Recorded information -
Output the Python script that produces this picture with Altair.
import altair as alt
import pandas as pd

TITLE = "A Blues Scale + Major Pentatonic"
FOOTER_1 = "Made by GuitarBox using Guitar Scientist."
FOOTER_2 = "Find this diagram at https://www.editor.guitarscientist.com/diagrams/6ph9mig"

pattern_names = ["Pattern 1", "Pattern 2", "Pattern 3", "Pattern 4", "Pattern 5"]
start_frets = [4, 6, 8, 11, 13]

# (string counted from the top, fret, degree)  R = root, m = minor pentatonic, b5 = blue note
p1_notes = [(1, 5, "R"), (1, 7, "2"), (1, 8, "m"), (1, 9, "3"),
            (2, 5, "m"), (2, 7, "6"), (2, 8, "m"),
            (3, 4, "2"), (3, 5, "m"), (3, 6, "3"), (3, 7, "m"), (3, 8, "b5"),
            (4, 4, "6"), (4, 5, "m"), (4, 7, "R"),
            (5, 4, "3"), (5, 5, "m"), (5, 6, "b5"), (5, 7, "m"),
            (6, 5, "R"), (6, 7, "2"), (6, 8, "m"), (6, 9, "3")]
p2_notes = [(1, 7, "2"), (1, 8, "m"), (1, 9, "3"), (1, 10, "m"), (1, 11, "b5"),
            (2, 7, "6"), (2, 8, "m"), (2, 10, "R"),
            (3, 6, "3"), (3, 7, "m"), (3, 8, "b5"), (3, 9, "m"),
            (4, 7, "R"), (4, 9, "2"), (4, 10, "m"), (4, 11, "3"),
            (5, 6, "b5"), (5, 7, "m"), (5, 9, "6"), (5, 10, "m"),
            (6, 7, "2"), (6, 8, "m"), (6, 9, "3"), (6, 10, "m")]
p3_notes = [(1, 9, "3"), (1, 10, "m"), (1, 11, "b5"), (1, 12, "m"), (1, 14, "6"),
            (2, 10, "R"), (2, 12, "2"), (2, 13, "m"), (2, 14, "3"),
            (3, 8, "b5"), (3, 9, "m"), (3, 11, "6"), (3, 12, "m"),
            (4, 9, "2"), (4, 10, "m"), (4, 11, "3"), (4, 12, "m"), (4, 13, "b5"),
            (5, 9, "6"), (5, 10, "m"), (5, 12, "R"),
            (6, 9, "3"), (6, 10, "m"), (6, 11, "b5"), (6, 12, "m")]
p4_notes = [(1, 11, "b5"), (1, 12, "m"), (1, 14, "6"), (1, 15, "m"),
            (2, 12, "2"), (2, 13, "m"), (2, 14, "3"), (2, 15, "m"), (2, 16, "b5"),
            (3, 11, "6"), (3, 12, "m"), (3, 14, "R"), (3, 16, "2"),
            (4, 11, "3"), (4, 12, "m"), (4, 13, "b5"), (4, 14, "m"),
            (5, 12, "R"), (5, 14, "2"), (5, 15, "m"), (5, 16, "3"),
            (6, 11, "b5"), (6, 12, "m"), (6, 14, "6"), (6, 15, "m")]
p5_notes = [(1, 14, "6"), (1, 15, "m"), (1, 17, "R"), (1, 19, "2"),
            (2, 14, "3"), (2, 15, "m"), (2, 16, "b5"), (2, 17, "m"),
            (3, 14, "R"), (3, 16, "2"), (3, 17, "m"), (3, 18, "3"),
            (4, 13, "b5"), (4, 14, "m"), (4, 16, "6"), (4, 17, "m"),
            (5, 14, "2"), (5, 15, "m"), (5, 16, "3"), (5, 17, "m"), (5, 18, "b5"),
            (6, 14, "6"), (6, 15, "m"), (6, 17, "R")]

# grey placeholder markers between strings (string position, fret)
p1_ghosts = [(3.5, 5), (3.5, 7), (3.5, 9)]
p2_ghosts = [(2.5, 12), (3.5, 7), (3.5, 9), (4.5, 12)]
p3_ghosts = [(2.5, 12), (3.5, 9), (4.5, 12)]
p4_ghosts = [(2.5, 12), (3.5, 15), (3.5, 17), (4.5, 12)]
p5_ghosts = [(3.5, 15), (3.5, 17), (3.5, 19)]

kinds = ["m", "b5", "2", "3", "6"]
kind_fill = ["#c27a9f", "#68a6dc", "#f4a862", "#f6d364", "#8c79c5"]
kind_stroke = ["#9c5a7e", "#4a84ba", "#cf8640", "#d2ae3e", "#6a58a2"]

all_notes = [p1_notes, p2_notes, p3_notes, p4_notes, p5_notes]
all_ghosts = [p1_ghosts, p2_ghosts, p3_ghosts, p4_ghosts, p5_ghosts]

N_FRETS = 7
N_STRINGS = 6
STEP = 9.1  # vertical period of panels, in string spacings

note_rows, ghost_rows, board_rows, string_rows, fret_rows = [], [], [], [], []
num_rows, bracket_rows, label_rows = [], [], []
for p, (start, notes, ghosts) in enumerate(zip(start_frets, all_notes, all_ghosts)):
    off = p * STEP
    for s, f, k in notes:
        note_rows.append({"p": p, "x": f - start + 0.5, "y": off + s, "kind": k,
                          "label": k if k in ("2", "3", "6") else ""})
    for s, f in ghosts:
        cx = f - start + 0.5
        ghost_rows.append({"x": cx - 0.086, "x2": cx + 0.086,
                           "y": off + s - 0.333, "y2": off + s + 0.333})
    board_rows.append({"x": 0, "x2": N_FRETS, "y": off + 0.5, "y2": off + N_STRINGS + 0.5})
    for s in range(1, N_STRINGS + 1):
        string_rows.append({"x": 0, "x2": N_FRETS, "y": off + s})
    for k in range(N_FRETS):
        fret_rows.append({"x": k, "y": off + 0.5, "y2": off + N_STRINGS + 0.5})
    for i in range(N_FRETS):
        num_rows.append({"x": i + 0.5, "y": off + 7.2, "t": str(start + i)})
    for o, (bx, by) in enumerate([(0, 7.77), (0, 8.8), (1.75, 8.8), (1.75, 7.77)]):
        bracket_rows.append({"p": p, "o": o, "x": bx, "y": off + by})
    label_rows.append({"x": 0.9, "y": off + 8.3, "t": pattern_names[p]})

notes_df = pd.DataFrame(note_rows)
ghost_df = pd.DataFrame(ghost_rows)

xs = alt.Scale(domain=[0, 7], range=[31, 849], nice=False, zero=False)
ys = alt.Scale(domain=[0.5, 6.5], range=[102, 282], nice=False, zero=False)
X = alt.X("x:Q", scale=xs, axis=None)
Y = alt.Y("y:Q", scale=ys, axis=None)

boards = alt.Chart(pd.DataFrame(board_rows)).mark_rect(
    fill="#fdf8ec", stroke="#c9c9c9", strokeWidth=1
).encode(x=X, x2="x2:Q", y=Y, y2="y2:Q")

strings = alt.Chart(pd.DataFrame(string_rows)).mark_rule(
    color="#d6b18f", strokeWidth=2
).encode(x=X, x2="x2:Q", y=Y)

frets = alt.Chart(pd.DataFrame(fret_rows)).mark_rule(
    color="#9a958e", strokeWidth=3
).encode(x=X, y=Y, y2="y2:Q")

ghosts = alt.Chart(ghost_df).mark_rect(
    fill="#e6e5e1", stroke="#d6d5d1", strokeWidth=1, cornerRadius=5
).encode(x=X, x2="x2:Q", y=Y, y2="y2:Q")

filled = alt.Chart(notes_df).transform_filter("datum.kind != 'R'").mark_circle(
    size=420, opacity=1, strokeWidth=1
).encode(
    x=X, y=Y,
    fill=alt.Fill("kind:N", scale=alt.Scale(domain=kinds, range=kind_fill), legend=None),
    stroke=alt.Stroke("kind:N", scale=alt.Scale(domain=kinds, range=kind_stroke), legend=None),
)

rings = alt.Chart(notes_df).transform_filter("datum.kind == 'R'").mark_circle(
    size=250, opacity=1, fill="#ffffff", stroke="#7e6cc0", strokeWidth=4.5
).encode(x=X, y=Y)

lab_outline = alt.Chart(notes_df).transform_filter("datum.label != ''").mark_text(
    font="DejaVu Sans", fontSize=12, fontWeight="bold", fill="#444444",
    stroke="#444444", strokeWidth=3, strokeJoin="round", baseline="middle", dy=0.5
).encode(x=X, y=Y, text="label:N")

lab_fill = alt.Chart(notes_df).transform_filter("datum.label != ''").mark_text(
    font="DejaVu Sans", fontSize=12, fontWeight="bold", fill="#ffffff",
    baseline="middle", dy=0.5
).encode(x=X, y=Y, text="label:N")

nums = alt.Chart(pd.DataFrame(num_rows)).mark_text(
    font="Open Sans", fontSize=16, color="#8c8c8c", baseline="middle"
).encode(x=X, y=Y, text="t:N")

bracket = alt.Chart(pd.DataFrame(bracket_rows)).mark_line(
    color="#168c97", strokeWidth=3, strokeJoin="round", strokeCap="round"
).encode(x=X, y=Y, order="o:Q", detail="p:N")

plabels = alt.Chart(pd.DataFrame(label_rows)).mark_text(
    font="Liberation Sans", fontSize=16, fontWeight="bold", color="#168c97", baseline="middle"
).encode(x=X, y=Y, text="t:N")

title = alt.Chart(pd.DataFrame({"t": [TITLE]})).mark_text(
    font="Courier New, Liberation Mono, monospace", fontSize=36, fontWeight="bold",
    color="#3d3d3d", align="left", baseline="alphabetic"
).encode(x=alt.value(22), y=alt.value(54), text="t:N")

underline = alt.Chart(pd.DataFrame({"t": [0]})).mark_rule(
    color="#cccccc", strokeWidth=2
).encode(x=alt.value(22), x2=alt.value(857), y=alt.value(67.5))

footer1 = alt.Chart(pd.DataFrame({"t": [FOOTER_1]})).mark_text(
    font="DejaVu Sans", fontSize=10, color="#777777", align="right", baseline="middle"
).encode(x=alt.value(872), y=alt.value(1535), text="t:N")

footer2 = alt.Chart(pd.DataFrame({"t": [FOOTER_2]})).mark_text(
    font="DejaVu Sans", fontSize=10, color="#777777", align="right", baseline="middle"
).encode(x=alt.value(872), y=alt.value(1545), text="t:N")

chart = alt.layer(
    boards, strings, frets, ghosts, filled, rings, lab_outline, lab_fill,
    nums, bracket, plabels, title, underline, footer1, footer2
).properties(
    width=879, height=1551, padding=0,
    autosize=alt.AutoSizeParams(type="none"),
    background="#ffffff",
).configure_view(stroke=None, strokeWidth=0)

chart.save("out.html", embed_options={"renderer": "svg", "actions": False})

What this task involves -
Look above and repeat, character for character, the lines from the first one to the line with "start_frets = [4, 6, 8, 11, 13]", counting both.

Task output -
Output the Python script that produces this picture with Altair.
import altair as alt
import pandas as pd

TITLE = "A Blues Scale + Major Pentatonic"
FOOTER_1 = "Made by GuitarBox using Guitar Scientist."
FOOTER_2 = "Find this diagram at https://www.editor.guitarscientist.com/diagrams/6ph9mig"

pattern_names = ["Pattern 1", "Pattern 2", "Pattern 3", "Pattern 4", "Pattern 5"]
start_frets = [4, 6, 8, 11, 13]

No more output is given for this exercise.